I was kneeling by my bed when the four men came up who I’d passed before. The bearded one sat down on my bed. “Hey, get off my bed please,” I said.

“Why?”

“Because I want to use it.”

“Can’t we both use it?” He had a large plate of food. Saying, “Here, have some food,” he pour a huge portion of spaghetti and sauce onto my bed.

I asked, “Why’d you do that? I don’t want that. I’ve already eaten.”

“I just wanted to share with you.”

“Thanks, but I’m not hungry. I’ve already eaten. Besides, if you were giving me food, pouring cooked food on my bedspread isn’t the way to do it. I have to sleep here.”

He was mumbling something back. I was attempting to move the spaghetti. Noticing some partially eaten chicken parm, I was tempted to eat some of the food but pushed against that idea.

The guy began cleaning up, but he made a mess of it. The ticket taker came by to chat with me. Seeing the mess, he summoned someone to help clean it up. As that was happening, he apologized for the ticket situation. He said, “They do this every year. They really need to fix it.”

A manager, a Hispanic woman in a skirt and white top came by to see what was going on. Seeing her, the ticket taker told her that he was just telling me about the tickets. “They really need to fix it.”

The woman agreed. “They do.”

A tall and bald white man wearing glasses, came by. The woman told me and the ticket taker that he was the senior manager. Then she addressed the man. “When are they going to fix the ticket problem? Every year, they sell too many tickets, and we turn people away at the door. Why does this happen? It doesn’t need to.”

“We are going to fix it. You’re in charge.”

The woman was taken back. “What are you saying?”

“I’m telling you that the board met just now, and they’ve delegated authority to you to come up with a plan and fix the problem.” The man walked off.

Pleased, the woman looked at me. “Well, there you go. I’m going to fix it.”

The dream ended.
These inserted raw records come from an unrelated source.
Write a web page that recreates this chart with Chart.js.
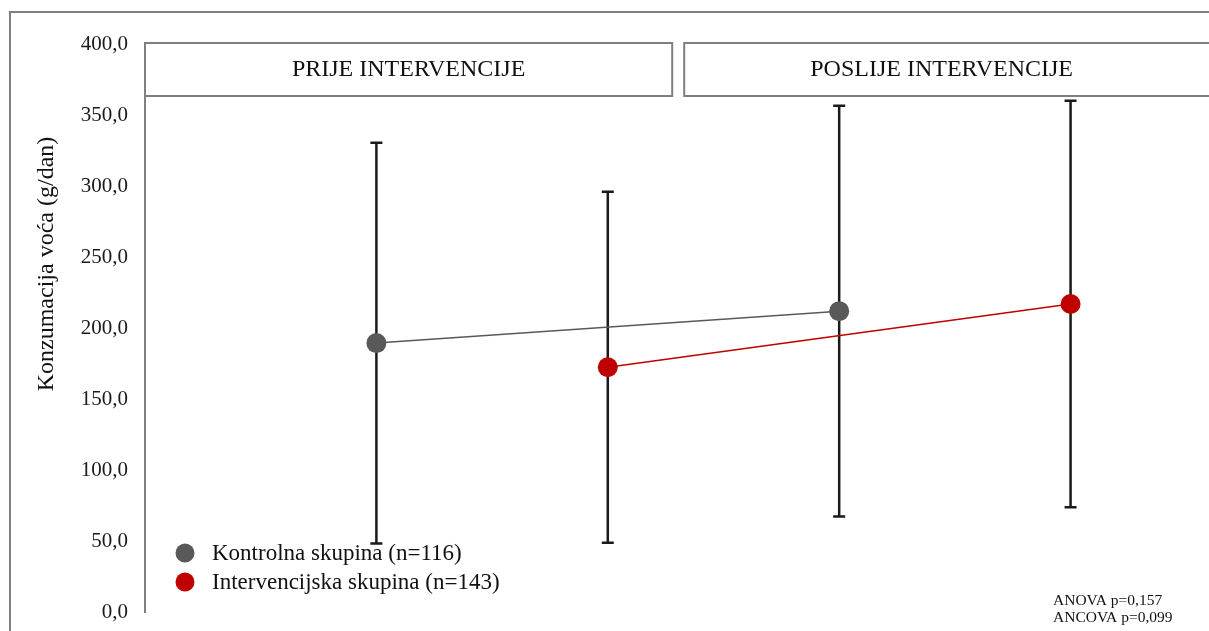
<!DOCTYPE html>
<html>
<head>
<meta charset="utf-8">
<script src="https://cdn.jsdelivr.net/npm/chart.js@4"></script>
<style>
  html, body { margin: 0; padding: 0; background: #ffffff; overflow: hidden; }
  #wrap { width: 1209px; height: 631px; position: relative; overflow: hidden; }
</style>
</head>
<body>
<div id="wrap"><canvas id="c" width="1209" height="634"></canvas></div>
<script>
// ---- data ----
const panelLabels = ['PRIJE INTERVENCIJE', 'POSLIJE INTERVENCIJE'];
const seriesLabels = ['Kontrolna skupina (n=116)', 'Intervencijska skupina (n=143)'];
const controlX = [1, 3];
const controlMeans = [189.5, 212.0];
const controlSD = [141.0, 144.5];
const interventionX = [2, 4];
const interventionMeans = [172.5, 217.0];
const interventionSD = [123.5, 143.0];
const yTicks = [0, 50, 100, 150, 200, 250, 300, 350, 400];
const yTitle = 'Konzumacija voća (g/dan)';
const statsText = ['ANOVA p=0,157', 'ANCOVA p=0,099'];

const GRAY = '#595959';
const RED = '#c00000';
const FONT = '"Liberation Serif", "Times New Roman", serif';

function toPoints(xs, ys, sds) {
  return xs.map((x, i) => ({ x: x, y: ys[i], sd: sds[i] }));
}

const decorPlugin = {
  id: 'decor',
  beforeDraw(chart) {
    const ctx = chart.ctx;
    ctx.save();
    ctx.strokeStyle = '#7f7f7f';
    ctx.lineWidth = 2;
    ctx.strokeRect(10, 12, chart.width + 20, chart.height + 20);
    ctx.restore();
  },
  beforeDatasetsDraw(chart) {
    const ctx = chart.ctx;
    const ys = chart.scales.y;
    ctx.save();
    ctx.strokeStyle = '#1a1a1a';
    ctx.lineWidth = 2.5;
    chart.data.datasets.forEach((ds, di) => {
      const meta = chart.getDatasetMeta(di);
      meta.data.forEach((pt, i) => {
        const d = ds.data[i];
        const top = ys.getPixelForValue(d.y + d.sd);
        const bot = ys.getPixelForValue(d.y - d.sd);
        const x = pt.x;
        ctx.beginPath();
        ctx.moveTo(x, top); ctx.lineTo(x, bot);
        ctx.moveTo(x - 6, top); ctx.lineTo(x + 6, top);
        ctx.moveTo(x - 6, bot); ctx.lineTo(x + 6, bot);
        ctx.stroke();
      });
    });
    ctx.restore();
  },
  afterDraw(chart) {
    const ctx = chart.ctx;
    const a = chart.chartArea;
    const xs = chart.scales.x;
    ctx.save();
    const split = xs.getPixelForValue(2.3);
    const boxTop = a.top - 1;
    const boxH = 53;
    ctx.fillStyle = '#ffffff';
    ctx.strokeStyle = '#7f7f7f';
    ctx.lineWidth = 2;
    const boxes = [[a.left, split - 5], [split + 7, a.right + 30]];
    boxes.forEach((b) => {
      ctx.fillRect(b[0], boxTop, b[1] - b[0], boxH);
      ctx.strokeRect(b[0], boxTop, b[1] - b[0], boxH);
    });
    ctx.fillStyle = '#111111';
    ctx.font = '24px ' + FONT;
    ctx.textAlign = 'center';
    ctx.textBaseline = 'middle';
    ctx.fillText(panelLabels[0], (boxes[0][0] + boxes[0][1]) / 2, boxTop + boxH / 2);
    ctx.fillText(panelLabels[1], (boxes[1][0] + a.right) / 2, boxTop + boxH / 2);

    ctx.save();
    ctx.translate(47, 264);
    ctx.rotate(-Math.PI / 2);
    ctx.font = '24px ' + FONT;
    ctx.fillStyle = '#111111';
    ctx.textAlign = 'center';
    ctx.textBaseline = 'middle';
    ctx.fillText(yTitle, 0, 0);
    ctx.restore();

    const colors = [GRAY, RED];
    ctx.font = '23px ' + FONT;
    ctx.textAlign = 'left';
    ctx.textBaseline = 'middle';
    seriesLabels.forEach((lab, i) => {
      const cy = 553 + i * 29;
      ctx.beginPath();
      ctx.fillStyle = colors[i];
      ctx.arc(185, cy, 9.5, 0, Math.PI * 2);
      ctx.fill();
      ctx.fillStyle = '#111111';
      ctx.fillText(lab, 212, cy + 1);
    });

    ctx.font = '15.5px ' + FONT;
    ctx.textBaseline = 'alphabetic';
    ctx.fillStyle = '#111111';
    statsText.forEach((t, i) => ctx.fillText(t, 1053, 605 + i * 17));
    ctx.restore();
  }
};

new Chart(document.getElementById('c'), {
  type: 'line',
  data: {
    datasets: [
      {
        label: seriesLabels[0],
        data: toPoints(controlX, controlMeans, controlSD),
        borderColor: GRAY,
        backgroundColor: GRAY,
        borderWidth: 1.5,
        pointRadius: 10,
        pointBorderWidth: 0,
        pointBackgroundColor: GRAY,
        tension: 0
      },
      {
        label: seriesLabels[1],
        data: toPoints(interventionX, interventionMeans, interventionSD),
        borderColor: RED,
        backgroundColor: RED,
        borderWidth: 1.5,
        pointRadius: 10,
        pointBorderWidth: 0,
        pointBackgroundColor: RED,
        tension: 0
      }
    ]
  },
  options: {
    responsive: false,
    animation: false,
    devicePixelRatio: 1,
    layout: { padding: { top: 44, bottom: 4, left: 0, right: 0 } },
    plugins: { legend: { display: false }, tooltip: { enabled: false } },
    scales: {
      x: {
        type: 'linear',
        min: 0,
        max: 4.555,
        display: false
      },
      y: {
        min: 0,
        max: 400,
        afterFit(scale) { scale.width = 145; },
        afterBuildTicks(scale) { scale.ticks = yTicks.map(v => ({ value: v })); },
        grid: { display: false },
        border: { display: true, color: '#7f7f7f', width: 2 },
        ticks: {
          padding: 9,
          color: '#1a1a1a',
          font: { family: FONT, size: 21 },
          callback: v => v.toFixed(1).replace('.', ',')
        }
      }
    }
  },
  plugins: [decorPlugin]
});
</script>
</body>
</html>
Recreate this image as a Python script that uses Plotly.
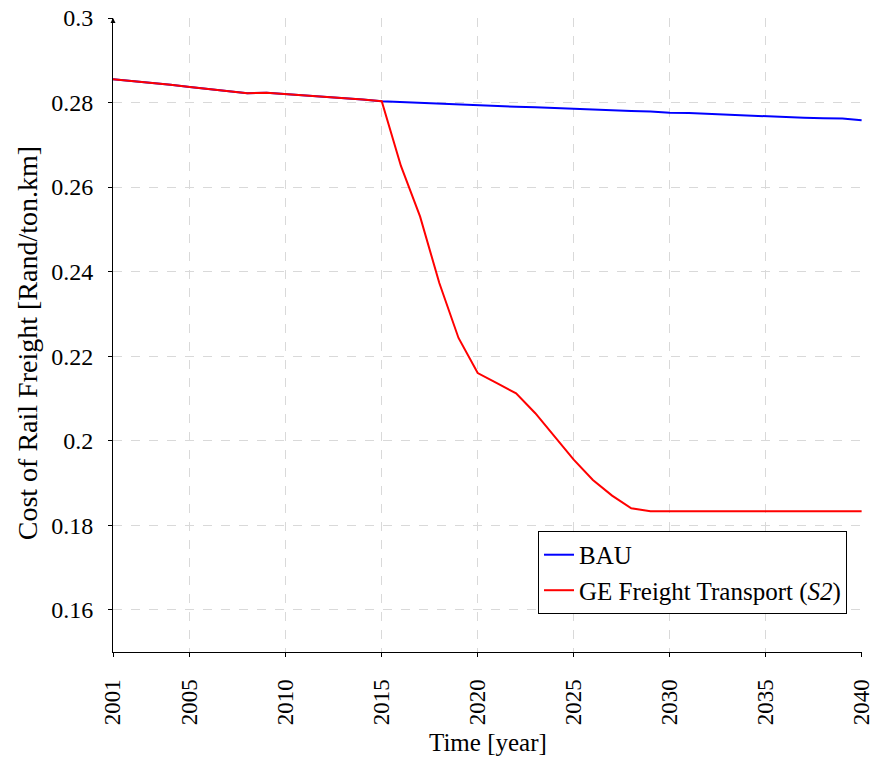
import plotly.graph_objects as go

# Years of the projection
years = list(range(2001, 2041))

# Business-as-usual cost of rail freight (Rand per ton.km)
bau = [0.2855, 0.2851, 0.2847, 0.2842, 0.2837, 0.2832, 0.2826, 0.2822, 0.2823, 0.2820,
       0.2817, 0.2813, 0.2810, 0.2807, 0.2803, 0.2801, 0.2799, 0.2797, 0.2796, 0.2794,
       0.2792, 0.2790, 0.2789, 0.2787, 0.2785, 0.2784, 0.2782, 0.2780, 0.2779, 0.2776,
       0.2775, 0.2773, 0.2772, 0.2770, 0.2768, 0.2765, 0.2764, 0.2763, 0.2762, 0.2758]

# Green-economy freight transport scenario (S2)
ge_s2 = [0.2855, 0.2851, 0.2847, 0.2842, 0.2837, 0.2832, 0.2826, 0.2822, 0.2823, 0.2820,
         0.2817, 0.2813, 0.2810, 0.2807, 0.2803, 0.2650, 0.2530, 0.2373, 0.2243, 0.2160,
         0.2136, 0.2112, 0.2065, 0.2010, 0.1955, 0.1907, 0.1870, 0.1840, 0.1833, 0.1833,
         0.1833, 0.1833, 0.1833, 0.1833, 0.1833, 0.1833, 0.1833, 0.1833, 0.1833, 0.1833]

x_ticks = [2001, 2005, 2010, 2015, 2020, 2025, 2030, 2035, 2040]
y_ticks = [0.16, 0.18, 0.2, 0.22, 0.24, 0.26, 0.28, 0.3]
y_tick_text = ["0.16", "0.18", "0.2", "0.22", "0.24", "0.26", "0.28", "0.3"]

FONT = "Liberation Serif"

fig = go.Figure()
fig.add_trace(go.Scatter(x=years, y=bau, mode="lines", name="BAU",
                         line=dict(color="#0000ff", width=2)))
fig.add_trace(go.Scatter(x=years, y=ge_s2, mode="lines",
                         name="GE Freight Transport (<i>S2</i>)",
                         line=dict(color="#ff0000", width=2)))

grid = dict(showgrid=True, gridcolor="#d9d9d9", griddash="dash", gridwidth=1)

fig.update_layout(
    width=873, height=758,
    margin=dict(l=113, r=11, t=18, b=106),
    paper_bgcolor="white", plot_bgcolor="white",
    font=dict(family=FONT, size=23, color="black"),
    showlegend=True,
    legend=dict(x=0.98, y=0.06, xanchor="right", yanchor="bottom",
                bordercolor="black", borderwidth=1, bgcolor="white",
                font=dict(family=FONT, size=25), tracegroupgap=0,
                itemwidth=30),
    xaxis=dict(range=[2001, 2040.02], tickvals=x_ticks, tickangle=-90,
               ticks="outside", ticklen=4, tickcolor="black",
               ticklabelstandoff=13, ticklabeloverflow="allow",
               showline=True, linecolor="black", linewidth=1,
               zeroline=False, automargin=False, **grid),
    yaxis=dict(range=[0.15, 0.3], tickvals=y_ticks, ticktext=y_tick_text,
               ticks="outside", ticklen=4, tickcolor="black",
               ticklabelstandoff=10, ticklabeloverflow="allow",
               tickfont=dict(family=FONT, size=24),
               showline=True, linecolor="black", linewidth=1,
               zeroline=False, automargin=False, **grid),
)

# Axis titles
fig.add_annotation(text="Time [year]", xref="paper", yref="paper",
                   x=0.5, y=-0.1435, xanchor="center", yanchor="middle",
                   showarrow=False, font=dict(family=FONT, size=25))
fig.add_annotation(text="Cost of Rail Freight [Rand/ton.km]", xref="paper", yref="paper",
                   x=-0.1148, y=0.487, xanchor="center", yanchor="middle",
                   textangle=-90, showarrow=False, font=dict(family=FONT, size=28))

# Arrow tip at the top of the vertical axis
fig.add_annotation(x=2001, y=0.3, xref="x", yref="y", ax=0, ay=6,
                   showarrow=True, arrowhead=2, arrowsize=1, arrowwidth=1,
                   arrowcolor="black", text="")

fig.write_html("out.html")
Cue the Beatles.

The Ticket Dream

This was an ironic, humorous dream for me.

I was in a huge airport terminal. It was day. I’d been traveling all over, mostly alone, as was my case during my careers. Now I was going home. But where was home? How was I getting there? I didn’t know either of these answers.

As others left, I searched through my baggage to figure out where I was supposed to be going. While I was doing this, a female airline employee walked up and talked to different people. I prepared to approach her to ask for help. But as I did, she turned and pointed to me. “You’re going on the eleven nineteen,” she said.
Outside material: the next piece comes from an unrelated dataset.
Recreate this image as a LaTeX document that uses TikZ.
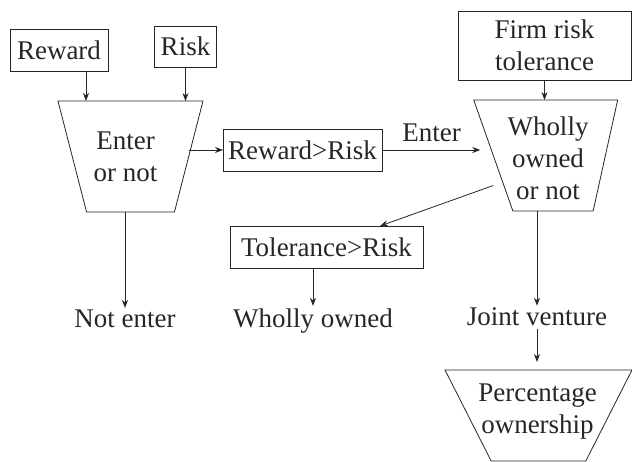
\documentclass[tikz,border=0pt]{standalone}
\usepackage{fontspec}
\setmainfont{Liberation Serif}
\usetikzlibrary{shapes.geometric,arrows.meta}

\begin{document}
\begin{tikzpicture}[
        x=1pt, y=-1pt,
        every node/.style={font=\fontsize{27}{32}\selectfont, align=center},
        box/.style={draw, rectangle, inner sep=0pt, outer sep=0pt},
        funnel/.style={draw, trapezium, shape border rotate=180, trapezium stretches=true, inner sep=2pt, outer sep=0pt},
        lbl/.style={anchor=base, inner sep=2pt},
        arr/.style={-{Stealth[length=8pt,width=6pt]}},
        line width=0.8pt, black!85,
    ]
	\useasboundingbox (0,0) rectangle (632,462);
	\node[box, minimum width=98pt, minimum height=42pt] (reward) at (59,50) {Reward};
	\node[box, minimum width=62pt, minimum height=41pt] (risk) at (185.5,46.5) {Risk};
	\node[funnel, trapezium angle=72, minimum width=145pt, minimum height=111pt] (enter) at (130.5,156.5) {};
	\node (entertxt) at (125.5,157) {Enter\\or not};
	\node[box, minimum width=159pt, minimum height=42pt] (rr) at (302.5,150) {Reward>Risk};
	\node[box, minimum width=173pt, minimum height=69pt] (firm) at (544.5,45.5) {Firm risk\\tolerance};
	\node[funnel, trapezium left angle=73, trapezium right angle=64, minimum width=144pt, minimum height=111pt] (wholly) at (553,155.5) {};
	\node (whollytxt) at (548,158) {Wholly\\owned\\or not};
	\node[box, minimum width=193pt, minimum height=42pt] (tol) at (326.5,247) {Tolerance>Risk};
	\node[lbl] (ne) at (125,328) {Not enter};
	\node[lbl] (wo) at (313,327) {Wholly owned};
	\node[lbl] (jv) at (537,326) {Joint venture};
	\node[funnel, trapezium angle=64, minimum width=187pt, minimum height=91pt] (pct) at (538.5,415.5) {};
	\node (pcttxt) at (537.5,412) {Percentage\\ownership};

	\coordinate (rwout) at ([xshift=27pt]reward.south);
	\draw[arr] (rwout) -- (rwout |- enter.north);
	\draw[arr] (risk.south) -- (risk.south |- enter.north);
	\draw[arr] (enter.east |- rr.west) -- (rr.west);
	\draw[arr] (enter.south -| ne.north) -- (ne.north);
	\draw[arr, shorten >=13pt] (rr.east) -- (rr.east -| wholly.west) node[midway, above=8pt, inner sep=0pt, xshift=-6pt] {Enter};
	\draw[arr] (firm.south) -- (firm.south |- wholly.north);
	\draw[arr] ([yshift=-30pt]wholly.west) -- ([xshift=53.5pt]tol.north);
	\draw[arr] (tol.south -| wo.north) -- (wo.north);
	\draw[arr] (wholly.south -| jv.north) -- (jv.north);
	\draw[arr, shorten >=8pt] (jv.south) -- (jv.south |- pct.north);
\end{tikzpicture}
\end{document}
I was impressed that she knew that, and thankful. After she said it, I discovered a ticket in my baggage. The ticket was one of those antiquated styles, with a card back and several tissue-thin layers separated with carbon paper. Pleased and relieved, I had my ticket. I just had to wait for my flight.

It was apparently going to be a long wait. Flights were called; people departed, and I remained. I kept losing my ticket in my paperwork. Back in paper days, I would create a folder for my travel. It would have my boarding passes, tickets, baggage claims, agendas, orders (when I was military), et cetera. As others left, I became anxious. To relieve my anxiety, I’d check my ticket. Each time I pulled out my folder to consult my ticket, the ticket was gone. Then I’d go through a mad hunt, emptying my bags and searching for my ticket. Each time, though, I wouldn’t find it, until – surprise! – I found it in my paperwork.

I moved closer to the customer service desk where the woman worked. At one point, she saw me, pointed, and said, “You’re going on the eleven nineteen. Your flight is soon.”

My wife arrived, surprising me. “How did you get here?” I said.

She was smiling. “My boyfriend drove me.” Her expression told me she was joking.

Tired, I wasn’t in a joking mood. “Well, did you boyfriend give you a way to get home? I’m on the eleven nineteen. My flight is soon.”

She held up a ticket. “I know. I’m on it.”

“How’d you do that? The flight was full.”

She didn’t say. At this point, I slipped into enough consciousness that I knew this was a dream. It reminded me a lot of some of my travels, but the part that struck me as ironic and humorous was that my ticket kept getting lost in my paperwork. I thought, that’s pretty funny for a writer.